After the Post Graduate Diploma course on Science Journalism in Jamia Millia Islamia, New Delhi, in the late 1980s, I was unhappy that none of the students took up science journalism as a career path.

There were quite a few courses on science and technology communication that started in the 1990’s, supported by the NCSTC. Given the number of students who came out of the courses, one should have expected a vibrant science reporting in Indian media. But that does not appear to be the case. By 2010s, such courses started closing down one by one. Something was evidently wrong.

So I was apprehensive when accepting to teach a paper on science communication for the Masters course in Mass Communication and Journalism in Amrita College of Arts and Sciences, Kochi. It was an optional paper and 8 students chose it, inspired by a workshop that I had conducted in the earlier year.

Like Jamia, Amrita too, gave me full freedom to define the syllabus and curriculum. But between the 1980s and now, I had grown up. I had studied the documents of the UNESCO concerning science journalism courses; I had helped the African University College of Communication to design their syllabus for a paper on science journalism and I had done a review of the courses on science and technology communication in India.

Moreover, I was a trainer and not a teacher anymore. So I threw out most of the theoretical stuff and focused on skill building and attitudes rather than knowledge.

Of course, I shared a large number of knowledge resources about science as well as about media and journalism. But never tried to teach the stuff.

I think it worked. Most of the students did not have a science background beyond 10 or +2 levels. Yet, there they were, reading scientific papers. The fear of scientific terminology and mathematical formalism had disappeared.
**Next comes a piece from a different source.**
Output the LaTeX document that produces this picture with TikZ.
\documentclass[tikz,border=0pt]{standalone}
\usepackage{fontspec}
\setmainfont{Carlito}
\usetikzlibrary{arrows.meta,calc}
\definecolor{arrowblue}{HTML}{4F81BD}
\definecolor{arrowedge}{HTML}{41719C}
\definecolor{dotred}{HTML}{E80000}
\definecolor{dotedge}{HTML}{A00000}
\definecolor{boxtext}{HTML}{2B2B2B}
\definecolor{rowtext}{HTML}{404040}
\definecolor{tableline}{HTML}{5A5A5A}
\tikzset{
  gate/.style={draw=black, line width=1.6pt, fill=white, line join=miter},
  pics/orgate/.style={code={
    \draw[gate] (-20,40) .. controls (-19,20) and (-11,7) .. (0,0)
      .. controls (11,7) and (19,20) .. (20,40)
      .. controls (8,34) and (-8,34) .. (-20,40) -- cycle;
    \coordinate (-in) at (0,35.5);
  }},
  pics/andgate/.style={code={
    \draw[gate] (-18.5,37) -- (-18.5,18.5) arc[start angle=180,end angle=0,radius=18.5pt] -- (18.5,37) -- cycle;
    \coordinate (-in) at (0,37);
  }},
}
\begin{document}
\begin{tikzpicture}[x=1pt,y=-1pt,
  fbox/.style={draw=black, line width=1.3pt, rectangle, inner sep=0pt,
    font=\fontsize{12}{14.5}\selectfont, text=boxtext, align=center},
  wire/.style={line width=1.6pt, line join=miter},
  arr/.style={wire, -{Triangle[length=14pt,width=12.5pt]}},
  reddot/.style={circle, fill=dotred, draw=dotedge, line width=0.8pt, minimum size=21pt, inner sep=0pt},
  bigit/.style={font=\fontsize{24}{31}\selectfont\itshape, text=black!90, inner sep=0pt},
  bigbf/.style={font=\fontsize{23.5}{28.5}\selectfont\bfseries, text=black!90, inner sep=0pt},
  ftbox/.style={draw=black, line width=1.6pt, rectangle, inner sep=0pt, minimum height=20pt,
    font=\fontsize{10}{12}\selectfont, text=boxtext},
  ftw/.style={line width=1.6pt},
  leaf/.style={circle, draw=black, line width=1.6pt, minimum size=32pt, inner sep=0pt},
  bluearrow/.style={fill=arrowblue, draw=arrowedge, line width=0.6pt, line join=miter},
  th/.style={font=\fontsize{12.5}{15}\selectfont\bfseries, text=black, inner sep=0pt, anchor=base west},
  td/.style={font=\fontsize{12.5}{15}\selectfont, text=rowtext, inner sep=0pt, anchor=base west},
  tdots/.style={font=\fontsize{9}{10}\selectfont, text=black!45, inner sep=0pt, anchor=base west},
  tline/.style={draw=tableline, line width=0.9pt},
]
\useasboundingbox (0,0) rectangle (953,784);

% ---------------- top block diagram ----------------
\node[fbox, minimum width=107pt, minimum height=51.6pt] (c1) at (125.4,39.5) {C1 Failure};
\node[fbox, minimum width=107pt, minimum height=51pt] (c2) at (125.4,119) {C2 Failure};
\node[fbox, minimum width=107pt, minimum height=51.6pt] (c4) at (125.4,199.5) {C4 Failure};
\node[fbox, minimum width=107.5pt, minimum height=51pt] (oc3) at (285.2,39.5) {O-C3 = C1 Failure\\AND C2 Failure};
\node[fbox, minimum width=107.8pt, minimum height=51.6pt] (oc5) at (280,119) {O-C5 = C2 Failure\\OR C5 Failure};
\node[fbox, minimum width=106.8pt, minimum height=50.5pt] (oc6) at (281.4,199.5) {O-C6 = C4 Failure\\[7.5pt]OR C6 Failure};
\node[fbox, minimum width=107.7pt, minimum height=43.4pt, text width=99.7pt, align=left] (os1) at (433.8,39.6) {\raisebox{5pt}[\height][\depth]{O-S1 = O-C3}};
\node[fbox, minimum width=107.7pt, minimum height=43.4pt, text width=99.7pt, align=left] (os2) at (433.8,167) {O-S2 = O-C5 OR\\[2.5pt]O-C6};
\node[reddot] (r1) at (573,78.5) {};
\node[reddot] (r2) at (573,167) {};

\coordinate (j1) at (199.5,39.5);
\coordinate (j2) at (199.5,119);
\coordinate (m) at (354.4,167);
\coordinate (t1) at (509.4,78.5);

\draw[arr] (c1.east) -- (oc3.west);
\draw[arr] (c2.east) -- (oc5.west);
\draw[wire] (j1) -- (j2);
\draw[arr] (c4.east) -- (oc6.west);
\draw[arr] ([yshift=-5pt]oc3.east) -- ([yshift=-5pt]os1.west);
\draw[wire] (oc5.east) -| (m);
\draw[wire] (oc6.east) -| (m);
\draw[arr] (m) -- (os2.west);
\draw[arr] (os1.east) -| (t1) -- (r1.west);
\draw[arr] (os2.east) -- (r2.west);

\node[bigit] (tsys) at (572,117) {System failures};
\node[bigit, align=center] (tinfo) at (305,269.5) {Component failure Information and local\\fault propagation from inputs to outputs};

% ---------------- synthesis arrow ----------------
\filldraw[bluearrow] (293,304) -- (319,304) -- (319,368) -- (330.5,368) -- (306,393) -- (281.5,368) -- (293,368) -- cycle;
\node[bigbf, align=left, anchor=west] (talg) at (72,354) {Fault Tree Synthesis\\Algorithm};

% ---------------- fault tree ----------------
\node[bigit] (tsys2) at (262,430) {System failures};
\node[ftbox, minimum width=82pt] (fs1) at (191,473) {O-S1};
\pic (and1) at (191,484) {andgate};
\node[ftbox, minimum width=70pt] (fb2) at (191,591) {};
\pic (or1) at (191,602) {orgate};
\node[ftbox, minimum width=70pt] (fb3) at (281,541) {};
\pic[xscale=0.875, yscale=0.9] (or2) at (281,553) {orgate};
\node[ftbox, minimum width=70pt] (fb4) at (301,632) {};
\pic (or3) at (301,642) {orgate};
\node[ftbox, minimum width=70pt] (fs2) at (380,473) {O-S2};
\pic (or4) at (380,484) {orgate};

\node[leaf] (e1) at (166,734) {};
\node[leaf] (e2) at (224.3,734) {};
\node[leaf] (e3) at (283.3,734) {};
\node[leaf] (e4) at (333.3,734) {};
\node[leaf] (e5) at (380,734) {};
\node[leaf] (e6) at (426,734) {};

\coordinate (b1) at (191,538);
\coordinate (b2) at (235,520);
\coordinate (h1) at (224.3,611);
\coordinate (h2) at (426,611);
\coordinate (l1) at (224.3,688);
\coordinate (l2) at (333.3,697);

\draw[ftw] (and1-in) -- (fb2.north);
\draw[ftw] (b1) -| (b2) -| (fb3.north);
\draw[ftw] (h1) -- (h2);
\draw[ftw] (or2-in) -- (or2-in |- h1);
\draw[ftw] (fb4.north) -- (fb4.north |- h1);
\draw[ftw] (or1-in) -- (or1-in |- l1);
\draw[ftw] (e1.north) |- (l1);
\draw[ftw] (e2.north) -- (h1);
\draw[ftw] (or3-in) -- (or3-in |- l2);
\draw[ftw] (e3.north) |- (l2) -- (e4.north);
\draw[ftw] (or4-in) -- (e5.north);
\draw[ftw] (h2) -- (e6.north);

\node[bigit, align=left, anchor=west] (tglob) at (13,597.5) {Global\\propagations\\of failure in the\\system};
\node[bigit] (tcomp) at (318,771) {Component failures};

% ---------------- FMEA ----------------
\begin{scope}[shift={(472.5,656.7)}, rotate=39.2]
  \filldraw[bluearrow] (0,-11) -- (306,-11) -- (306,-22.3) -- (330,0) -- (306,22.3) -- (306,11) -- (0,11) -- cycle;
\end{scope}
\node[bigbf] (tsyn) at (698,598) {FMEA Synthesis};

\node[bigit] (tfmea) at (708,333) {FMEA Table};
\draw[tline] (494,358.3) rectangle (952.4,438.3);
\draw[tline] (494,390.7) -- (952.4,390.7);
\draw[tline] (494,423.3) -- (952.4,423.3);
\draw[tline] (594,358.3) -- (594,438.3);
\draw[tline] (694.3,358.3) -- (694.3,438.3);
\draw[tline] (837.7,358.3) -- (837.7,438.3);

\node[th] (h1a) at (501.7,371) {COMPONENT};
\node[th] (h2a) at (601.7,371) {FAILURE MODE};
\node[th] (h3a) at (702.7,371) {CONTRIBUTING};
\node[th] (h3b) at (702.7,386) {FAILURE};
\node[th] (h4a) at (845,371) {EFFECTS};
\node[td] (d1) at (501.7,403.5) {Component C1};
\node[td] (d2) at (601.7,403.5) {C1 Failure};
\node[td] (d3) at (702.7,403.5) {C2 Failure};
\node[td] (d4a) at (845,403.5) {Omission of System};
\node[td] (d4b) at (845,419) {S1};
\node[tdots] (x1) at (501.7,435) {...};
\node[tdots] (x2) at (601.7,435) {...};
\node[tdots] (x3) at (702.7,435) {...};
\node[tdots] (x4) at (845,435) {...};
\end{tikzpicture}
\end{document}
And they seemed to be enjoying it. They were confident that they can report scientific advances by the end of the course.

Of course, I am concerned. Concerned that none wrote in Malayalam, their mother tongue. If budding journalists are not willing to use the language, media in Kerala will deteriorate further.

But now I have a course structure for science communication that works for Journalism students. It can be conducted as two one-week workshops, separated by two or three months.